Why Playio Is Worth Considering in Your Localization Strategy
Playio is a gaming community platform that rewards users based on time spent playing and specific in-game actions. It isn't an app users open briefly to collect points — it's an SNS-style space where people who genuinely enjoy games gather to discover new titles, share information, and connect with other players on a daily basis. As a result, Playio's user base has a high density of users who take gaming seriously, with a comparatively low share of short-term, reward-only behavior.
When executing a localization strategy in APAC markets, the quality of users coming through UA channels directly affects outcomes. If a properly localized game can be delivered to users who are genuinely interested in that type of game, both early retention and long-term LTV start from a different baseline. Playio's CPI package enables targeted quest-based advertising to 3 million gamers. More details are available on the Playio CPI Package page (https://playio-ads.gitbook.io/ads/ad_info/cpi_package).
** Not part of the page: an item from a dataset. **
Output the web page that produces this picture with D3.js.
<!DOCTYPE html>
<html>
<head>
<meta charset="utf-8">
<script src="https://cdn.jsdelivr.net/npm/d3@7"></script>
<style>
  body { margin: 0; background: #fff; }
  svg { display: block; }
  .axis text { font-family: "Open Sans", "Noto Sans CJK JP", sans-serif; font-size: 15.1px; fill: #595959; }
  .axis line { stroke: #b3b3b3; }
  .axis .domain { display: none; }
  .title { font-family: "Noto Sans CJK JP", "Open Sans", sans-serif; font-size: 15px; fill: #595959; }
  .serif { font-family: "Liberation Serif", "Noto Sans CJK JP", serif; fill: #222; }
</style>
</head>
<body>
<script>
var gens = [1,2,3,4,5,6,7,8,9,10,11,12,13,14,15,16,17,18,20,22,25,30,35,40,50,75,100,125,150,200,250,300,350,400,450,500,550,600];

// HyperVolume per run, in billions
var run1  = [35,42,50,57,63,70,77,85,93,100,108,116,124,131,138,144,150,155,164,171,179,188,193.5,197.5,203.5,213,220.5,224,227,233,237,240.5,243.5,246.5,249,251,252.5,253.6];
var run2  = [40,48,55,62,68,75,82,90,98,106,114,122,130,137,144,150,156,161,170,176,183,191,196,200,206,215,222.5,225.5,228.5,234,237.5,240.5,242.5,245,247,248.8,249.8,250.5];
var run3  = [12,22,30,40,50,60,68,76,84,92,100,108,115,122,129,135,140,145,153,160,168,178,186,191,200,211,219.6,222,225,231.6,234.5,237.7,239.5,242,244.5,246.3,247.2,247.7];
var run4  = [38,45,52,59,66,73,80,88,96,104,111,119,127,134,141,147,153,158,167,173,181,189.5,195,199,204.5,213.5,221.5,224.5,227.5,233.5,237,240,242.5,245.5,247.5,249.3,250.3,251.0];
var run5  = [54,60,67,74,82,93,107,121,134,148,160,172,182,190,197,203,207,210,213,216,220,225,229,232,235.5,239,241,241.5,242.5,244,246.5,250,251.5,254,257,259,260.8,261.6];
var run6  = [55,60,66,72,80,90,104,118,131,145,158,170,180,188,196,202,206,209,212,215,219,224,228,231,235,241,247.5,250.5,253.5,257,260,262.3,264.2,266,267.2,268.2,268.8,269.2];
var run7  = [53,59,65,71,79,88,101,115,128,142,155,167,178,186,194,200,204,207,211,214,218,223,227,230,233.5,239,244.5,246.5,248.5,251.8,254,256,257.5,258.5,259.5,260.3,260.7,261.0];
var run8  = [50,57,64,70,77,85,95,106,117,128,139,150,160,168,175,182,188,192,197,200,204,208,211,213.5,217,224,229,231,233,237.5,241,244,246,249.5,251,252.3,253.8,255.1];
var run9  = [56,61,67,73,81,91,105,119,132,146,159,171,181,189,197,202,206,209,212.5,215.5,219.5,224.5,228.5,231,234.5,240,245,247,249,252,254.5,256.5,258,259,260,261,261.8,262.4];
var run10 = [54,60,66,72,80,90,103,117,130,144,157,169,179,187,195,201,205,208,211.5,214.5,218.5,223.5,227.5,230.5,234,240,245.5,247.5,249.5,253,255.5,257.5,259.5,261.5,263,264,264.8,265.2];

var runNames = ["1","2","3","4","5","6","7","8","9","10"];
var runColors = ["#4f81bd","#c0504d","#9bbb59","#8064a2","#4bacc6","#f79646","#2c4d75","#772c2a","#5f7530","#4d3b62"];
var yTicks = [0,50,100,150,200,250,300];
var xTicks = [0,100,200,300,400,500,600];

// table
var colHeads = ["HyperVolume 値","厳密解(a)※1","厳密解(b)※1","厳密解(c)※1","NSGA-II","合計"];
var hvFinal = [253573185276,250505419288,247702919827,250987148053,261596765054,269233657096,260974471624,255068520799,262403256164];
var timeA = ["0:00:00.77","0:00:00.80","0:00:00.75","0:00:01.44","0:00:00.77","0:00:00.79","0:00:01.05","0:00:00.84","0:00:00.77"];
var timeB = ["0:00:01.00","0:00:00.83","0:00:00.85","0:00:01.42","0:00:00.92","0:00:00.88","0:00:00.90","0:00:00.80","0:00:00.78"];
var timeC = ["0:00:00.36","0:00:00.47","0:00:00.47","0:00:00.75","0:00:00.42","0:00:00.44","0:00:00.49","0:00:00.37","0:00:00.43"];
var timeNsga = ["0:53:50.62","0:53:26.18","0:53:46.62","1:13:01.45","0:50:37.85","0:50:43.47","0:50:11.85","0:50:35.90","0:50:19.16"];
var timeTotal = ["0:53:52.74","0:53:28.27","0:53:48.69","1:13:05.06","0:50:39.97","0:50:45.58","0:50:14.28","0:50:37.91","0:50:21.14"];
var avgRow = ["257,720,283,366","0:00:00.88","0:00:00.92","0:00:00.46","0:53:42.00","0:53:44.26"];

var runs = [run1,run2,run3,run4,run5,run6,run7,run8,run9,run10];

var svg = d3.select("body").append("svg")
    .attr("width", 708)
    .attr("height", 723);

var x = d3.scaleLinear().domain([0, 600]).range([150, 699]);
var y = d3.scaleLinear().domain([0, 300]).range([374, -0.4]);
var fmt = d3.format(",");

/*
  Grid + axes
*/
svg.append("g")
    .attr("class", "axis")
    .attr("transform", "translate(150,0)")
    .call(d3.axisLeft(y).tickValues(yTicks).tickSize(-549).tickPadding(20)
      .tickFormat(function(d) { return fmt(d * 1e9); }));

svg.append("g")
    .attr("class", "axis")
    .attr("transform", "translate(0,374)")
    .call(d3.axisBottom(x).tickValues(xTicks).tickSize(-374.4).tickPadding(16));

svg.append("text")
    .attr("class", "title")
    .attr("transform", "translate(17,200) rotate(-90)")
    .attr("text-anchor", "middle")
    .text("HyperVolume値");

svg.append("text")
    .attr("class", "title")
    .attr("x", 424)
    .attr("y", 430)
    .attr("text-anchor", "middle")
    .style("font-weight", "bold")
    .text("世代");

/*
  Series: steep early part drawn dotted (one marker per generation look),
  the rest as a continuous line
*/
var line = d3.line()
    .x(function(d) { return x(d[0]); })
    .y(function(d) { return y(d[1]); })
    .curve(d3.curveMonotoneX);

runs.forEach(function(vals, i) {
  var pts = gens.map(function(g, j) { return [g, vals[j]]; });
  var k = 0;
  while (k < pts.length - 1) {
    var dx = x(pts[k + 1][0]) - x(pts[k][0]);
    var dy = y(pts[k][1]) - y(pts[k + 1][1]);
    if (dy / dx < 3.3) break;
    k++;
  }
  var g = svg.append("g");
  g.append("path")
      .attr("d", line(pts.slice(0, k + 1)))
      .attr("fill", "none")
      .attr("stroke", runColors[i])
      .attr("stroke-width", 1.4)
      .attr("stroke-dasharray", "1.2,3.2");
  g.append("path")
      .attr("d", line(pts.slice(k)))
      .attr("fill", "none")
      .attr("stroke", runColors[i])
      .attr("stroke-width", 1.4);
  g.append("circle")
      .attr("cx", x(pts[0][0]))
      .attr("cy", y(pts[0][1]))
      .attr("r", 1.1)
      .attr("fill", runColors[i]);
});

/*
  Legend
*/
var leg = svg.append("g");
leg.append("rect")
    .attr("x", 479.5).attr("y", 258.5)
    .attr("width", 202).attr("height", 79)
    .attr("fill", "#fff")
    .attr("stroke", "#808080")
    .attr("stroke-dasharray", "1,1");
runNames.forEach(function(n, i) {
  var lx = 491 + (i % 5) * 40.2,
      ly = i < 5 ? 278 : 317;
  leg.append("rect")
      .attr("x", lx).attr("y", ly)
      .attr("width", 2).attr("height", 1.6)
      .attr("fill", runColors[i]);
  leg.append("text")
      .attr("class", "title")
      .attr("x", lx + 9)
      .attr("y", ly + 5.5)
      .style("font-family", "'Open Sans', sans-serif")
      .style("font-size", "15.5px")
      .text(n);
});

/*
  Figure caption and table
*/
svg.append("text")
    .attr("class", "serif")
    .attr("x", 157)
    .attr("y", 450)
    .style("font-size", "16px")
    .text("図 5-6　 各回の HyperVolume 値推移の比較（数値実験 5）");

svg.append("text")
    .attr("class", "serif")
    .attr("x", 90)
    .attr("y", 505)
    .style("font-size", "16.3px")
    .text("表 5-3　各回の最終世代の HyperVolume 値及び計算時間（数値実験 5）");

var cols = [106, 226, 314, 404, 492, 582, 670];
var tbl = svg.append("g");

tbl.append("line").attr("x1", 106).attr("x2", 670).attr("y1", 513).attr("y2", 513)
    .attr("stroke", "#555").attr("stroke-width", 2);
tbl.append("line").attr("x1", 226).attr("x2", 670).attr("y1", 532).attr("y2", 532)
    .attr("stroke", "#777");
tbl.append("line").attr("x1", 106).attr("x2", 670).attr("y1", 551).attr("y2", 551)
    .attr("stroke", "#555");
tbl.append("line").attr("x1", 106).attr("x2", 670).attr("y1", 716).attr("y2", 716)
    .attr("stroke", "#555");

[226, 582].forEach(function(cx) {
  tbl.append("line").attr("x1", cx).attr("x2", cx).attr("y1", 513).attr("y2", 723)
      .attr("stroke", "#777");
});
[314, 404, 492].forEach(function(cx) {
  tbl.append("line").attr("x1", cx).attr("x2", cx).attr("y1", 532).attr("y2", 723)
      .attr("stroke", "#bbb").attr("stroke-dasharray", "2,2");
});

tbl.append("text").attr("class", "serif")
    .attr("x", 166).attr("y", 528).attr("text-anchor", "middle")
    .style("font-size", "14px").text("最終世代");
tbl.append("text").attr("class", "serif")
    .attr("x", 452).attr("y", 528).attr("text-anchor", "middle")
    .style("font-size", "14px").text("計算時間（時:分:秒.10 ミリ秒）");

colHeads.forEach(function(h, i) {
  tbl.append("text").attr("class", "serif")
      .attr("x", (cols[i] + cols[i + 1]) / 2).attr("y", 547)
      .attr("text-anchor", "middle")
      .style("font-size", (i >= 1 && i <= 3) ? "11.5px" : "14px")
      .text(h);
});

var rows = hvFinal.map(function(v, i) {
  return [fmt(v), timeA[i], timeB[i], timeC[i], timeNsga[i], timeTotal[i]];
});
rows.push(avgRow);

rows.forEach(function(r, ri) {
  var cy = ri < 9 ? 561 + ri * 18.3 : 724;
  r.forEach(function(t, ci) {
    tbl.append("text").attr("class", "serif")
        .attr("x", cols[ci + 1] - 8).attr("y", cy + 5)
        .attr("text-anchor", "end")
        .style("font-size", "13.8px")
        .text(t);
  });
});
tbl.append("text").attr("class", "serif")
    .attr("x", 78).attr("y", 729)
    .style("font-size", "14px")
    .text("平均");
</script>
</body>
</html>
Closing: Localization Isn't a Cost — It's Designing for Retention
The core of a mobile game localization strategy isn't supporting more languages. It's designing an experience that feels natural to users in each market. When translation, cultural fit, payment flows, creatives, and UA channels all point in the same direction, localization functions as a genuine growth strategy. Teams that approach it as an integrated part of the process from the start — rather than a post-launch patch — tend to go further and stay longer in global markets.